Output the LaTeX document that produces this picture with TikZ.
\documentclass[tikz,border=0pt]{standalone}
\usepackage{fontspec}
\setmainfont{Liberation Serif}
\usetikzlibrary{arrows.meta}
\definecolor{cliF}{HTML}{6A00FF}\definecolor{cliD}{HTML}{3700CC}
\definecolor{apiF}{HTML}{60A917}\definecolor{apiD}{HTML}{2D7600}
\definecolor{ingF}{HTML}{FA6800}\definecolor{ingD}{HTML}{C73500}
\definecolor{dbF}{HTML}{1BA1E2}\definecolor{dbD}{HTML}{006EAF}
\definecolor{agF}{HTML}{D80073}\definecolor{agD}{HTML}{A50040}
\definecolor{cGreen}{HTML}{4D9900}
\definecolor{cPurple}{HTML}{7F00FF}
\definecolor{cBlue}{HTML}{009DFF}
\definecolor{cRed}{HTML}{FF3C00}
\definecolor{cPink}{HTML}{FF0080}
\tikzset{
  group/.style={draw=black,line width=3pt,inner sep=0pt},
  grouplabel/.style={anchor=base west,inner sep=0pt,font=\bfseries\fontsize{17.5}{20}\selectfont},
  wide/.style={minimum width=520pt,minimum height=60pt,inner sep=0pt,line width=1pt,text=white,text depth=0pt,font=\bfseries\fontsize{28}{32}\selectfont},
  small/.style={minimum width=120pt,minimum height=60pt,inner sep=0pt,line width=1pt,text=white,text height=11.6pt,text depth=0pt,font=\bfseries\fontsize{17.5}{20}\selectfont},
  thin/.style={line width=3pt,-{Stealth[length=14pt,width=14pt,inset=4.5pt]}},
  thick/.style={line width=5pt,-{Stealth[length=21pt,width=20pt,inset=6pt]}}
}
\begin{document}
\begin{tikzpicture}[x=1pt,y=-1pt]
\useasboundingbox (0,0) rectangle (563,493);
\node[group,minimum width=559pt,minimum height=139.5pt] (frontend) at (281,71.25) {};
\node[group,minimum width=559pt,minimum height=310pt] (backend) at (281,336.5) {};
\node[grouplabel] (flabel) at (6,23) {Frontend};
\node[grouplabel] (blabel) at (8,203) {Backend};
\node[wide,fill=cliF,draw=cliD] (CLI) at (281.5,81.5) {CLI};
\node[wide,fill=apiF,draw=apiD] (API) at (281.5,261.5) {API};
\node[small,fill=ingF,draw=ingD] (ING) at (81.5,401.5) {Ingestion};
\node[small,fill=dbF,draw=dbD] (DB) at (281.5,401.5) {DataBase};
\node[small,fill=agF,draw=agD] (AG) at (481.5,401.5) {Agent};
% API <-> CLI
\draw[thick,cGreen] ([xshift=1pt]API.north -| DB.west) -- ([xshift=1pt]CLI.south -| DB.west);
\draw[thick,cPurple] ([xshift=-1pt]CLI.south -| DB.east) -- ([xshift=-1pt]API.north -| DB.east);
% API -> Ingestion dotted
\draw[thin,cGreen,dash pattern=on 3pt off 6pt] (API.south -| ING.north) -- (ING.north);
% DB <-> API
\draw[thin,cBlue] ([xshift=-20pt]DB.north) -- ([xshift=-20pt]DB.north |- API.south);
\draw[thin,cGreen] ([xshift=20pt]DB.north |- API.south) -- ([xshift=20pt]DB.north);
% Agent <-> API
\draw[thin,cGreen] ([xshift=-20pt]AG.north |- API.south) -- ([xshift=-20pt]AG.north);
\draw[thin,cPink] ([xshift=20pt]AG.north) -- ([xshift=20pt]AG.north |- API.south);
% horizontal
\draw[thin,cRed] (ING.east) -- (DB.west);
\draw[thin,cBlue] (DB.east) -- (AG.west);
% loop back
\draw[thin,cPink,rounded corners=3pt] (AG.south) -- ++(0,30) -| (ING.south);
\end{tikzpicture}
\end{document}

→ TASK TO CARRY OUT:
Set down all of the data above, word for word.

→ EXERCISE RESPONSE:
Output the LaTeX document that produces this picture with TikZ.
\documentclass[tikz,border=0pt]{standalone}
\usepackage{fontspec}
\setmainfont{Liberation Serif}
\usetikzlibrary{arrows.meta}
\definecolor{cliF}{HTML}{6A00FF}\definecolor{cliD}{HTML}{3700CC}
\definecolor{apiF}{HTML}{60A917}\definecolor{apiD}{HTML}{2D7600}
\definecolor{ingF}{HTML}{FA6800}\definecolor{ingD}{HTML}{C73500}
\definecolor{dbF}{HTML}{1BA1E2}\definecolor{dbD}{HTML}{006EAF}
\definecolor{agF}{HTML}{D80073}\definecolor{agD}{HTML}{A50040}
\definecolor{cGreen}{HTML}{4D9900}
\definecolor{cPurple}{HTML}{7F00FF}
\definecolor{cBlue}{HTML}{009DFF}
\definecolor{cRed}{HTML}{FF3C00}
\definecolor{cPink}{HTML}{FF0080}
\tikzset{
  group/.style={draw=black,line width=3pt,inner sep=0pt},
  grouplabel/.style={anchor=base west,inner sep=0pt,font=\bfseries\fontsize{17.5}{20}\selectfont},
  wide/.style={minimum width=520pt,minimum height=60pt,inner sep=0pt,line width=1pt,text=white,text depth=0pt,font=\bfseries\fontsize{28}{32}\selectfont},
  small/.style={minimum width=120pt,minimum height=60pt,inner sep=0pt,line width=1pt,text=white,text height=11.6pt,text depth=0pt,font=\bfseries\fontsize{17.5}{20}\selectfont},
  thin/.style={line width=3pt,-{Stealth[length=14pt,width=14pt,inset=4.5pt]}},
  thick/.style={line width=5pt,-{Stealth[length=21pt,width=20pt,inset=6pt]}}
}
\begin{document}
\begin{tikzpicture}[x=1pt,y=-1pt]
\useasboundingbox (0,0) rectangle (563,493);
\node[group,minimum width=559pt,minimum height=139.5pt] (frontend) at (281,71.25) {};
\node[group,minimum width=559pt,minimum height=310pt] (backend) at (281,336.5) {};
\node[grouplabel] (flabel) at (6,23) {Frontend};
\node[grouplabel] (blabel) at (8,203) {Backend};
\node[wide,fill=cliF,draw=cliD] (CLI) at (281.5,81.5) {CLI};
\node[wide,fill=apiF,draw=apiD] (API) at (281.5,261.5) {API};
\node[small,fill=ingF,draw=ingD] (ING) at (81.5,401.5) {Ingestion};
\node[small,fill=dbF,draw=dbD] (DB) at (281.5,401.5) {DataBase};
\node[small,fill=agF,draw=agD] (AG) at (481.5,401.5) {Agent};
% API <-> CLI
\draw[thick,cGreen] ([xshift=1pt]API.north -| DB.west) -- ([xshift=1pt]CLI.south -| DB.west);
\draw[thick,cPurple] ([xshift=-1pt]CLI.south -| DB.east) -- ([xshift=-1pt]API.north -| DB.east);
% API -> Ingestion dotted
\draw[thin,cGreen,dash pattern=on 3pt off 6pt] (API.south -| ING.north) -- (ING.north);
% DB <-> API
\draw[thin,cBlue] ([xshift=-20pt]DB.north) -- ([xshift=-20pt]DB.north |- API.south);
\draw[thin,cGreen] ([xshift=20pt]DB.north |- API.south) -- ([xshift=20pt]DB.north);
% Agent <-> API
\draw[thin,cGreen] ([xshift=-20pt]AG.north |- API.south) -- ([xshift=-20pt]AG.north);
\draw[thin,cPink] ([xshift=20pt]AG.north) -- ([xshift=20pt]AG.north |- API.south);
% horizontal
\draw[thin,cRed] (ING.east) -- (DB.west);
\draw[thin,cBlue] (DB.east) -- (AG.west);
% loop back
\draw[thin,cPink,rounded corners=3pt] (AG.south) -- ++(0,30) -| (ING.south);
\end{tikzpicture}
\end{document}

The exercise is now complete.